Experienced leadership catapults team to top of Big East
Chris Michalski | Thursday, October 1, 2009
Losing only one senior from last year, Lisa Mauna, the Irish feature one of the most talented and experienced teams in the Big East. The Irish didn’t pick up any freshmen this year, but rather have a starting lineup of two seniors, two juniors, and one sophomore.
Leading the way is senior Annie Brophy, who is easily the most experienced player on the roster. Brophy has played in every competitive round in her Notre Dame career, which comes out to a total of more than 100 rounds of golf.
“Annie came in and was a good player within the junior rankings, but I think she has just progressed nicely over the last few years and positioned herself well within college golf,” Irish coach Susan Holt said. “I think her progression in her game over the years has allowed her to step into that leadership year and be one someone that people can look up to.”
This progression culminated in a tangible accomplishment her sophomore year, a Big East individual championship, which coach Holt described as the “turning point” in her production.
“I think she kind of validated herself as a player,” said Holt. “I thought she responded well to [being the Big East champion] last year and I’ve been real pleased with her play so far this year.
Brophy’s best finish so far this season was 14th in the Bettie Lou Invitational.
Junior So-Hyun Park has also provided consistent scores and quality leadership for the Irish. Park currently has Notre Dame’s best career stroke average with 74.82 and recently posted the top score of four over par for the Irish at the Bettie Lou Invitational.
This strong leadership is something of utmost importance for the team’s success, but their experience lends itself to even more. Playing a number of the same tournaments from last season, many of the Irish players have experience on these courses.

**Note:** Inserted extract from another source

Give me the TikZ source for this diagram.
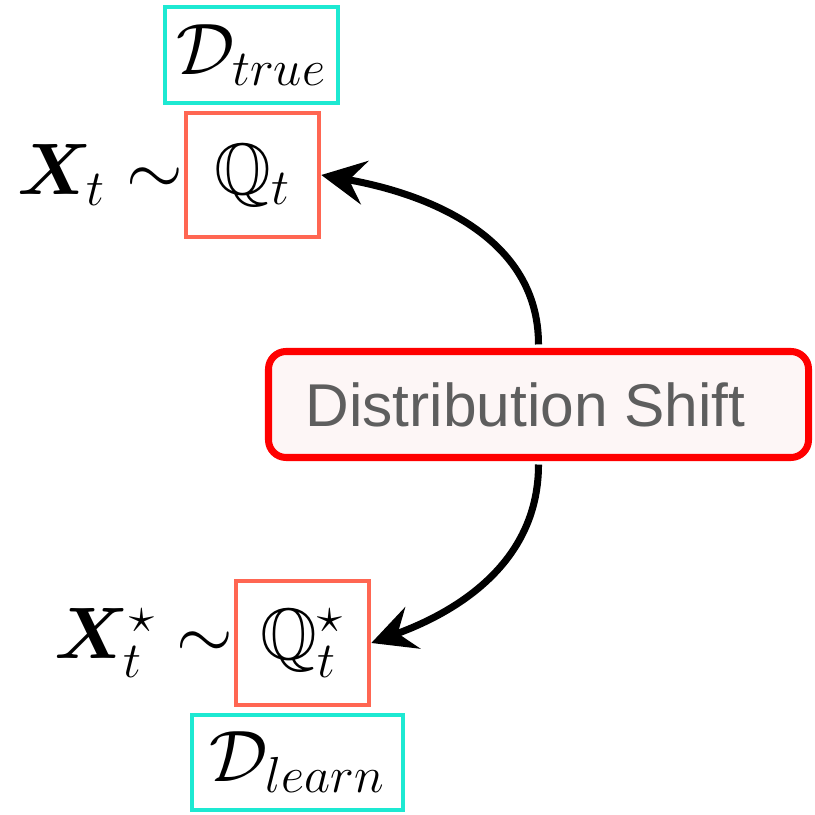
\documentclass[tikz,border=0pt]{standalone}
\usepackage{amsmath,amssymb,bm}
\usepackage{fontspec}
\newfontfamily\shiftfont{Liberation Sans}
\usetikzlibrary{arrows.meta,positioning}
\definecolor{tealbox}{HTML}{1DE9D2}
\definecolor{salmon}{HTML}{FF6652}
\definecolor{shiftred}{HTML}{FF0000}
\definecolor{shiftfill}{HTML}{FDF6F6}
\definecolor{shifttext}{HTML}{5E5E5E}

\begin{document}
\begin{tikzpicture}[
  distbox/.style={draw=salmon,line width=1.3pt,minimum width=1.33cm,minimum height=1.24cm,inner sep=0pt,font=\huge},
  setbox/.style={draw=tealbox,line width=1.2pt,inner sep=0pt,font=\huge},
  varlabel/.style={font=\huge,inner sep=0pt,anchor=east},
  shiftarrow/.style={line width=2pt,-{Stealth[length=12.5pt,width=12.5pt,inset=4.5pt]}}
]
\useasboundingbox (0,0) rectangle (8.14,8.15);
% true distribution (top)
\node[distbox] (qtrue) at (2.525,6.40) {$\mathbb{Q}_t$};
\node[setbox,minimum width=1.73cm,minimum height=0.96cm] (dtrue) at (2.515,7.60) {$\mathcal{D}_{true}$};
\node[varlabel] (xtrue) at (qtrue.west) {$\bm{X}_t\sim$};
% learned distribution (bottom)
\node[distbox] (qlearn) at (3.025,1.72) {$\mathbb{Q}^\star_t$};
\node[setbox,minimum width=2.11cm,minimum height=0.95cm] (dlearn) at (2.975,0.525) {$\mathcal{D}_{learn}$};
\node[varlabel] (xlearn) at (qlearn.west) {$\bm{X}^\star_t\sim$};
% shift box and arrows
\node[draw=shiftred,fill=shiftfill,line width=2pt,rounded corners=5pt,minimum width=5.4cm,minimum height=1.06cm,text=shifttext,font=\shiftfont\fontsize{17.2}{20}\selectfont] (shift) at (5.385,4.105) {Distribution Shift\hspace*{0.26cm}};
\draw[shiftarrow] ([yshift=1pt]shift.north) to[out=90,in=-10] (qtrue.east);
\draw[shiftarrow] ([yshift=-1pt]shift.south) to[out=-90,in=20] (qlearn.east);
\end{tikzpicture}
\end{document}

Although the Irish fielded the same lineup for the Mary Fossum Invitational as they did last year, it did not equate to improved scores.
“Typically you’d like to think that having prior knowledge of a course would certainly help you prepare for an event,” said Holt. “There is a mental preparation advantage to playing a course that you have seen before.”
The Irish will be on an even playing field with their opponents in the next tournament, as they did not have the opportunity to compete in the Windy City Collegiate tournament last year. Nevertheless, the Irish possess the necessary skill and leadership to surpass the competition.
The first round of the Collegiate is scheduled to begin on Monday.